House Speaker Nancy Pelosi said the House will prepare to send articles of impeachment against President Donald Trump to the Senate next week after failing to secure any concessions on the Senate trial from Republicans.

“I have asked Judiciary Committee Chairman Jerry Nadler to be prepared to bring to the floor next week a resolution to appoint managers and transmit articles of impeachment to the Senate,” Pelosi wrote in a letter to House Democrats on Friday. “I will be consulting with you at our Tuesday House Democratic Caucus meeting on how we proceed further.”

With the letter, Pelosi ends a three-week standoff with Senate Majority Leader Mitch McConnell over rules for what would be only the third impeachment trial of a U.S. president in the country’s history.

Naming the House impeachment managers, who will serve as the prosecutors in the Senate proceedings, and transmitting the two articles will trigger the start of a trial that may take several weeks.

Senate Democratic leader Chuck Schumer has been pressing for a guarantee of additional witnesses and evidence at the trial. McConnell, however, has made clear he has no interest in or need to compromise and has insisted that the Senate would follow the template for President Bill Clinton’s impeachment trial in 1999.

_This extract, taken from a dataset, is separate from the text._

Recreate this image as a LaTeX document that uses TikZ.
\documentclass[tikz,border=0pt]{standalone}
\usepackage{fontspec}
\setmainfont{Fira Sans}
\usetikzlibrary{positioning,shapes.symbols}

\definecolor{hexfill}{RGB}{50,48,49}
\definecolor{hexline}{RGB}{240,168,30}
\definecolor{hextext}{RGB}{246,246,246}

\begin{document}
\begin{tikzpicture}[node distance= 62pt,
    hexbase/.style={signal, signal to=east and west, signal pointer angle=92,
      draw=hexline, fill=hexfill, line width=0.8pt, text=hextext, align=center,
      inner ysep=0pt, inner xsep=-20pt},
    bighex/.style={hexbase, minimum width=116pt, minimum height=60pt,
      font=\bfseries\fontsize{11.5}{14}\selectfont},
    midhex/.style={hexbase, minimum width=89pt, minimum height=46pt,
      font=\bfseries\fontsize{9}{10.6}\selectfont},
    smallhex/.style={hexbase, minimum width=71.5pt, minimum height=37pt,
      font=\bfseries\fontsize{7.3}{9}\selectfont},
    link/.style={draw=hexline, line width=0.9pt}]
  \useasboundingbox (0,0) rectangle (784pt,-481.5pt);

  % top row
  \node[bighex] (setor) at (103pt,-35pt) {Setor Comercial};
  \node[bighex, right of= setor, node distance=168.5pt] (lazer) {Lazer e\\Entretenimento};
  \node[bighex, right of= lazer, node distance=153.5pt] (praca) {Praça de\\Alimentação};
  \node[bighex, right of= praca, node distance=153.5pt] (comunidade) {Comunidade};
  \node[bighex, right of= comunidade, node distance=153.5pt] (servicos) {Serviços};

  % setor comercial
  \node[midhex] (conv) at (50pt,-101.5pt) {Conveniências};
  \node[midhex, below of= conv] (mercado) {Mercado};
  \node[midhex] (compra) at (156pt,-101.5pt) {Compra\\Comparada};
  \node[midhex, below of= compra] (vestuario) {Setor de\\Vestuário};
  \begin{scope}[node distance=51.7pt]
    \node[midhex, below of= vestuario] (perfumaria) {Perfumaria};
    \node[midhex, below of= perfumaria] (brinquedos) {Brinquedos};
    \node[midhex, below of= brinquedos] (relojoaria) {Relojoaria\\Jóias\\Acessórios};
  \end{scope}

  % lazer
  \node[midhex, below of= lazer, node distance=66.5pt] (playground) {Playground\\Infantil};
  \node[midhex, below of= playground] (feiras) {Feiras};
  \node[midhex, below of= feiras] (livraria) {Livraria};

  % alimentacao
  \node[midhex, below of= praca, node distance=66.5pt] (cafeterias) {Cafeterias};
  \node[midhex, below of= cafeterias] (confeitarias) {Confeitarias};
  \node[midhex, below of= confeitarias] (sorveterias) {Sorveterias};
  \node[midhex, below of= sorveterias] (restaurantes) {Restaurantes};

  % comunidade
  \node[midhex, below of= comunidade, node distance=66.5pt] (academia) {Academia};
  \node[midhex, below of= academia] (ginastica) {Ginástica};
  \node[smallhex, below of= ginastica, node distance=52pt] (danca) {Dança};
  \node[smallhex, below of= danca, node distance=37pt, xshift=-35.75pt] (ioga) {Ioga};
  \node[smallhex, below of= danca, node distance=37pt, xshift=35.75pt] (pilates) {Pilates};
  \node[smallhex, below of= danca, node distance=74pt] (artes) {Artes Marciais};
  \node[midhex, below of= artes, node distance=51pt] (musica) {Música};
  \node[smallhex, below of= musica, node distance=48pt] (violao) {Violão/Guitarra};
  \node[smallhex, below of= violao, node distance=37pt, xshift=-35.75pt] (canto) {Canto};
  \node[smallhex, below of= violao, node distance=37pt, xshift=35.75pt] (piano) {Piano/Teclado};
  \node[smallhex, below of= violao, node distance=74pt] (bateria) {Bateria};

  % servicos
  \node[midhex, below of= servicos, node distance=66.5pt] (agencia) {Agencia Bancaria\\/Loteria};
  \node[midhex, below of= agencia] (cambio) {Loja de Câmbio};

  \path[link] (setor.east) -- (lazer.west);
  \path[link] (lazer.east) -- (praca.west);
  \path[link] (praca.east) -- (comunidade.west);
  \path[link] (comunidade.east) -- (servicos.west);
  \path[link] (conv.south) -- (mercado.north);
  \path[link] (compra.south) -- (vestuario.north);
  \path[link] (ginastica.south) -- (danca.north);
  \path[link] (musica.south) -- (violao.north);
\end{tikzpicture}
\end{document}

That would defer any vote on hearing witnesses or reviewing new evidence until after the House managers and Trump’s lawyers make their cases. Four Republicans could join with all Democrats to provide a majority in favor of hearing witnesses. Or, 51 of 53 Republicans in the Senate could vote to dismiss the case without additional evidence.

Pelosi hasn’t made a specific demand -- saying only that she wants to see the rules for how the impeachment trial will be conducted.

Pelosi argued on Thursday that during the weeks since the House adopted the impeachment articles on Dec. 18, new documents that Democrats see as pivotal emerged, and a key witness, former Trump National Security Adviser John Bolton, has said he’s willing to testify to the Senate under subpoena.

“Every senator now faces a choice: to be loyal to the president or the Constitution,” she wrote in her letter.